Do not repeat pictures. Repeat exactly the lines of the listing below from its first line through the line with "var refLines = [2.0, 10 / 3];".

═════ DATASET SECTION ═════

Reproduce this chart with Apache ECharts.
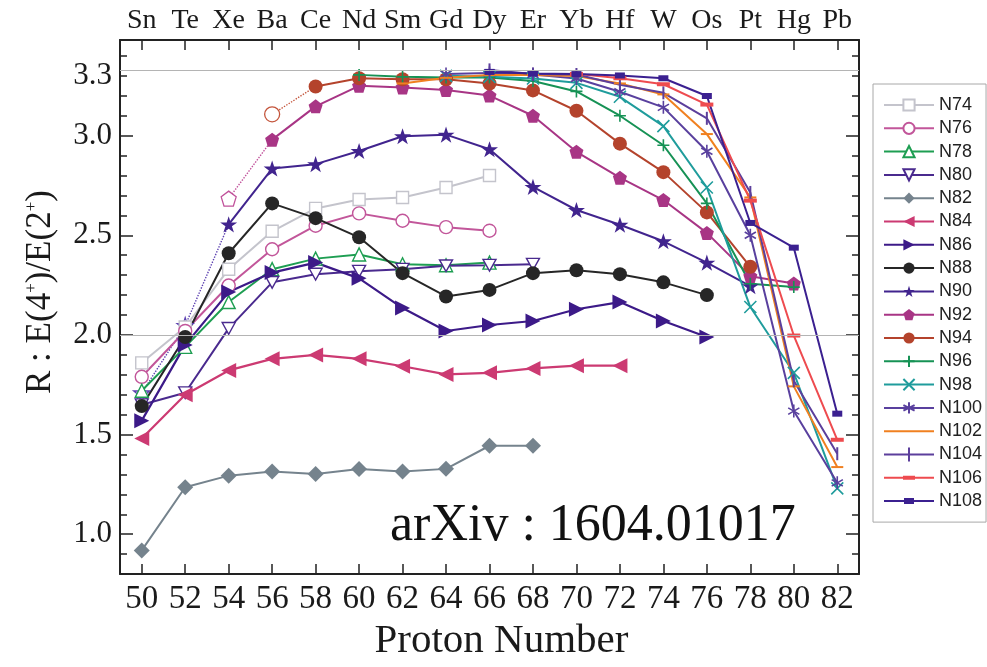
<!DOCTYPE html>
<html>
<head>
<meta charset="utf-8">
<title>R = E(4+)/E(2+) vs proton number</title>
<script src="https://cdn.jsdelivr.net/npm/echarts@6/dist/echarts.min.js"></script>
<style>
  html, body { margin: 0; padding: 0; background: #fff; }
  #chart { width: 987px; height: 667px; }
</style>
</head>
<body>
<div id="chart"></div>
<script>
// eixo x: numero de protons (par) e elementos
var protonNumbers = [50, 52, 54, 56, 58, 60, 62, 64, 66, 68, 70, 72, 74, 76, 78, 80, 82];
var elements = ['Sn', 'Te', 'Xe', 'Ba', 'Ce', 'Nd', 'Sm', 'Gd', 'Dy', 'Er', 'Yb', 'Hf', 'W', 'Os', 'Pt', 'Hg', 'Pb'];
var yLabelValues = [1.0, 1.5, 2.0, 2.5, 3.0, 3.3];
var yMajorTicks = [1.0, 1.5, 2.0, 2.5, 3.0];
var refLines = [2.0, 10 / 3];

// valores R(4/2) para cada isotono, alinhados com protonNumbers
var n74 = [1.86, 2.04, 2.33, 2.52, 2.635, 2.68, 2.69, 2.74, 2.80, null, null, null, null, null, null, null, null];
var n76 = [1.79, 2.02, 2.248, 2.43, 2.548, 2.61, 2.573, 2.541, 2.523, null, null, null, null, null, null, null, null];
var n78 = [1.72, 1.94, 2.165, 2.33, 2.383, 2.404, 2.355, 2.35, 2.363, null, null, null, null, null, null, null, null];
var n80 = [1.65, 1.71, 2.033, 2.264, 2.305, 2.32, 2.33, 2.347, 2.35, 2.355, null, null, null, null, null, null, null];
var n82 = [0.919, 1.236, 1.294, 1.315, 1.302, 1.327, 1.315, 1.328, 1.444, 1.444, null, null, null, null, null, null, null];
var n84 = [1.48, 1.70, 1.822, 1.88, 1.90, 1.88, 1.843, 1.802, 1.81, 1.832, 1.846, 1.846, null, null, null, null, null];
var n86 = [1.57, 1.95, 2.215, 2.313, 2.363, 2.284, 2.135, 2.02, 2.05, 2.07, 2.129, 2.165, 2.07, 1.99, null, null, null];
var n88 = [1.643, 1.99, 2.41, 2.66, 2.586, 2.49, 2.31, 2.193, 2.226, 2.31, 2.325, 2.305, 2.264, 2.20, null, null, null];
var n90 = [null, null, 2.555, 2.835, 2.857, 2.923, 2.997, 3.005, 2.932, 2.743, 2.627, 2.553, 2.47, 2.363, 2.245, null, null];
var n92 = [null, null, null, 2.98, 3.147, 3.25, 3.242, 3.229, 3.201, 3.10, 2.919, 2.789, 2.677, 2.512, 2.295, 2.258, null];
var n94 = [null, null, null, null, 3.247, 3.288, 3.283, 3.283, 3.262, 3.227, 3.125, 2.96, 2.817, 2.615, 2.342, null, null];
var n96 = [null, null, null, null, null, 3.305, 3.295, 3.292, 3.292, 3.274, 3.222, 3.10, 2.952, 2.66, 2.257, 2.24, null];
var n98 = [null, null, null, null, null, null, null, 3.30, 3.295, 3.287, 3.265, 3.195, 3.048, 2.74, 2.14, 1.81, 1.23];
var n100 = [null, null, null, null, null, null, null, 3.31, 3.315, 3.307, 3.287, 3.22, 3.142, 2.922, 2.50, 1.618, 1.258];
var n102 = [null, null, null, null, null, null, 3.262, 3.29, 3.304, 3.305, 3.299, 3.262, 3.207, 3.008, 2.69, 1.742, 1.337];
var n104 = [null, null, null, null, null, null, null, null, 3.33, 3.31, 3.307, 3.255, 3.215, 3.087, 2.715, 1.77, 1.404];
var n106 = [null, null, null, null, null, null, null, null, null, null, 3.31, 3.288, 3.258, 3.156, 2.674, 1.997, 1.474];
var n108 = [null, null, null, null, null, null, null, null, 3.32, 3.312, 3.309, 3.302, 3.288, 3.199, 2.562, 2.438, 1.605];

// trechos pontilhados (pontos abertos)
var n90Dotted = [1.709, 2.047, 2.555, null, null, null, null, null, null, null, null, null, null, null, null, null, null];
var n92Dotted = [null, null, 2.684, 2.98, null, null, null, null, null, null, null, null, null, null, null, null, null];
var n94Dotted = [null, null, null, 3.107, 3.247, null, null, null, null, null, null, null, null, null, null, null, null];

var SERIF = "'Liberation Serif', 'DejaVu Serif', serif";
var SANS = "'Liberation Sans', Arial, sans-serif";

// simbolos
var S = {
    star: 'path://M5,0 L6.18,3.6 L10,3.6 L6.9,5.9 L8.1,9.5 L5,7.3 L1.9,9.5 L3.1,5.9 L0,3.6 L3.82,3.6 Z',
    pent: 'path://M5,0 L10,3.8 L8.1,10 L1.9,10 L0,3.8 Z',
    left: 'path://M0,5 L10,0 L10,10 Z',
    right: 'path://M10,5 L0,0 L0,10 Z',
    down: 'path://M0,0 L10,0 L5,9 Z',
    plus: 'path://M0,5 L10,5 M5,0 L5,10',
    cross: 'path://M0,0 L10,10 M10,0 L0,10',
    aster: 'path://M5,0 L5,10 M0.7,2.5 L9.3,7.5 M9.3,2.5 L0.7,7.5',
    hbar: 'path://M0,0 L12,0 L12,2 L0,2 Z',
    vbar: 'path://M0,0 L2,0 L2,13 L0,13 Z',
    hbarThick: 'path://M0,0 L13,0 L13,4 L0,4 Z',
    block: 'path://M0,0 L10,0 L10,6 L0,6 Z'
};

// icones da legenda (linha + marcador) para as series de barrinhas
var legendIcons = {
    N102: 'path://M0,6 L50,6 L50,8 L0,8 Z',
    N104: 'path://M0,6 L50,6 L50,8 L0,8 Z M24,0 L26,0 L26,14 L24,14 Z',
    N106: 'path://M0,6 L50,6 L50,8 L0,8 Z M19,5 L31,5 L31,9 L19,9 Z',
    N108: 'path://M0,6 L50,6 L50,8 L0,8 Z M20,4 L30,4 L30,10 L20,10 Z'
};

function pares(vals) {
    var out = [];
    for (var i = 0; i < protonNumbers.length; i++) {
        if (vals[i] !== null) out.push([protonNumbers[i], vals[i]]);
    }
    return out;
}

// kind: 'open' (vazado), 'fill' (cheio), 'stroke' (so traco)
function serie(name, vals, color, symbol, size, kind, width) {
    var itemStyle;
    if (kind === 'open') itemStyle = { color: '#fff', borderColor: color, borderWidth: 1.4 };
    else if (kind === 'stroke') itemStyle = { color: color, borderColor: color, borderWidth: 1.6 };
    else itemStyle = { color: color, borderWidth: 0 };
    return {
        name: name,
        type: 'line',
        data: pares(vals),
        symbol: symbol,
        symbolSize: size,
        symbolKeepAspect: true,
        showAllSymbol: true,
        lineStyle: { color: color, width: width || 2 },
        itemStyle: itemStyle,
        emphasis: { disabled: true },
        animation: false
    };
}

function pontilhado(name, vals, color, symbol, size) {
    var pts = pares(vals);
    var data = pts.map(function (p, i) {
        return { value: p, symbolSize: i === pts.length - 1 ? 0 : size };
    });
    return {
        name: name,
        type: 'line',
        data: data,
        symbol: symbol,
        showAllSymbol: true,
        lineStyle: { color: color, width: 1.4, type: 'dotted' },
        itemStyle: { color: '#fff', borderColor: color, borderWidth: 1.3 },
        emphasis: { disabled: true },
        animation: false
    };
}

var series = [
    {
        name: 'ref',
        type: 'line',
        data: [],
        silent: true,
        markLine: {
            silent: true,
            symbol: 'none',
            label: { show: false },
            lineStyle: { color: '#b4b4b4', width: 1, type: 'solid' },
            data: refLines.map(function (v) { return { yAxis: v }; })
        },
        animation: false
    },
    pontilhado('N90d', n90Dotted, '#5b3fb0', S.star, 16),
    pontilhado('N92d', n92Dotted, '#c0509a', S.pent, 15),
    pontilhado('N94d', n94Dotted, '#c4553c', 'circle', 15),
    serie('N74', n74, '#c4c4cc', 'rect', 12, 'open', 2),
    serie('N76', n76, '#c2569a', 'circle', 13, 'open', 2),
    serie('N78', n78, '#1e9e52', 'triangle', 13, 'open', 2),
    serie('N80', n80, '#4a2a8e', S.down, 13, 'open', 2),
    serie('N82', n82, '#75838d', 'diamond', 16, 'fill', 2),
    serie('N84', n84, '#cc3a72', S.left, 15, 'fill', 2.2),
    serie('N86', n86, '#3c1a88', S.right, 15, 'fill', 2.2),
    serie('N88', n88, '#262626', 'circle', 14, 'fill', 2),
    serie('N90', n90, '#41248e', S.star, 17, 'fill', 2),
    serie('N92', n92, '#a83585', S.pent, 14, 'fill', 2),
    serie('N94', n94, '#b4432c', 'circle', 14, 'fill', 2),
    serie('N96', n96, '#169255', S.plus, 12, 'stroke', 2),
    serie('N98', n98, '#1f9c9c', S.cross, 12, 'stroke', 2),
    serie('N100', n100, '#59409e', S.aster, 13, 'stroke', 2),
    serie('N102', n102, '#f08020', S.hbar, 12, 'fill', 2),
    serie('N104', n104, '#5c3f9c', S.vbar, 13, 'fill', 2),
    serie('N106', n106, '#ee4b4f', S.hbarThick, 13, 'fill', 2),
    serie('N108', n108, '#3b2090', S.block, 10, 'fill', 2)
];

var legendNames = ['N74', 'N76', 'N78', 'N80', 'N82', 'N84', 'N86', 'N88', 'N90', 'N92',
    'N94', 'N96', 'N98', 'N100', 'N102', 'N104', 'N106', 'N108'];
var legendData = legendNames.map(function (n) {
    return legendIcons[n] ? { name: n, icon: legendIcons[n] } : { name: n };
});

// ticks menores do eixo y (a cada 0.1)
var yTicks = [];
for (var t = 8; t <= 34; t++) yTicks.push(t / 10);

var axisLineStyle = { show: true, lineStyle: { color: '#222', width: 2 } };

var myChart = echarts.init(document.getElementById('chart'), null, { renderer: 'canvas' });
var option = {
    backgroundColor: '#fff',
    animation: false,
    grid: { left: 120, right: 128, top: 40, bottom: 86 },
    legend: {
        orient: 'vertical',
        left: 873,
        top: 84,
        padding: [12, 4, 12, 10],
        itemGap: 5.3,
        itemWidth: 50,
        itemHeight: 14,
        borderColor: '#a8a8a8',
        borderWidth: 1,
        textStyle: { fontFamily: SANS, fontSize: 18, color: '#222', lineHeight: 16 },
        data: legendData,
        selectedMode: false
    },
    xAxis: [
        {
            type: 'value', min: 49, max: 83, position: 'bottom',
            axisLine: axisLineStyle,
            axisTick: { inside: true, length: 10, customValues: protonNumbers, lineStyle: { color: '#222', width: 1.5 } },
            axisLabel: { customValues: protonNumbers, fontFamily: SERIF, fontSize: 33, color: '#1a1a1a', margin: 9 },
            splitLine: { show: false },
            name: 'Proton Number',
            nameLocation: 'middle',
            nameGap: 40,
            nameTextStyle: { fontFamily: SERIF, fontSize: 41, color: '#1a1a1a', padding: [0, 0, 0, 24] }
        },
        {
            type: 'value', min: 49, max: 83, position: 'top',
            axisLine: axisLineStyle,
            axisTick: { inside: true, length: 10, customValues: protonNumbers, lineStyle: { color: '#222', width: 1.5 } },
            axisLabel: {
                customValues: protonNumbers, fontFamily: SERIF, fontSize: 28, color: '#1a1a1a', margin: 5,
                formatter: function (v) { return elements[Math.round((v - 50) / 2)]; }
            },
            splitLine: { show: false }
        }
    ],
    yAxis: [
        {
            type: 'value', min: 0.8, max: 3.48, position: 'left',
            axisLine: axisLineStyle,
            axisTick: { inside: true, length: 7, customValues: yTicks, lineStyle: { color: '#222', width: 1.5 } },
            axisLabel: {
                customValues: yLabelValues, fontFamily: SERIF, fontSize: 31, color: '#1a1a1a', margin: 8,
                formatter: function (v) { return v.toFixed(1); }
            },
            splitLine: { show: false },
            name: '{n|R : E(4}{s|+}{n|)/E(2}{s|+}{n|)}',
            nameLocation: 'middle',
            nameRotate: 90,
            nameGap: 62,
            nameTextStyle: {
                padding: [0, 0, 0, 30],
                rich: {
                    n: { fontFamily: SERIF, fontSize: 35, color: '#1a1a1a' },
                    s: { fontFamily: SERIF, fontSize: 17, color: '#1a1a1a', verticalAlign: 'top' }
                }
            }
        },
        {
            type: 'value', min: 0.8, max: 3.48, position: 'right',
            axisLine: axisLineStyle,
            axisTick: { inside: true, length: 7, customValues: yTicks, lineStyle: { color: '#222', width: 1.5 } },
            axisLabel: { show: false },
            splitLine: { show: false }
        },
        {
            type: 'value', min: 0.8, max: 3.48, position: 'left',
            axisLine: { show: false },
            axisTick: { inside: true, length: 13, customValues: yMajorTicks, lineStyle: { color: '#222', width: 1.5 } },
            axisLabel: { show: false },
            splitLine: { show: false }
        },
        {
            type: 'value', min: 0.8, max: 3.48, position: 'right',
            axisLine: { show: false },
            axisTick: { inside: true, length: 13, customValues: yMajorTicks, lineStyle: { color: '#222', width: 1.5 } },
            axisLabel: { show: false },
            splitLine: { show: false }
        }
    ],
    graphic: [
        {
            type: 'text',
            left: 390,
            top: 500,
            silent: true,
            style: { text: 'arXiv : 1604.01017', font: "52px 'Liberation Serif', serif", fill: '#111' }
        }
    ],
    series: series
};

myChart.setOption(option);
</script>
</body>
</html>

═════

RESPONSE TO THIS TASK.
Reproduce this chart with Apache ECharts.
<!DOCTYPE html>
<html>
<head>
<meta charset="utf-8">
<title>R = E(4+)/E(2+) vs proton number</title>
<script src="https://cdn.jsdelivr.net/npm/echarts@6/dist/echarts.min.js"></script>
<style>
  html, body { margin: 0; padding: 0; background: #fff; }
  #chart { width: 987px; height: 667px; }
</style>
</head>
<body>
<div id="chart"></div>
<script>
// eixo x: numero de protons (par) e elementos
var protonNumbers = [50, 52, 54, 56, 58, 60, 62, 64, 66, 68, 70, 72, 74, 76, 78, 80, 82];
var elements = ['Sn', 'Te', 'Xe', 'Ba', 'Ce', 'Nd', 'Sm', 'Gd', 'Dy', 'Er', 'Yb', 'Hf', 'W', 'Os', 'Pt', 'Hg', 'Pb'];
var yLabelValues = [1.0, 1.5, 2.0, 2.5, 3.0, 3.3];
var yMajorTicks = [1.0, 1.5, 2.0, 2.5, 3.0];
var refLines = [2.0, 10 / 3];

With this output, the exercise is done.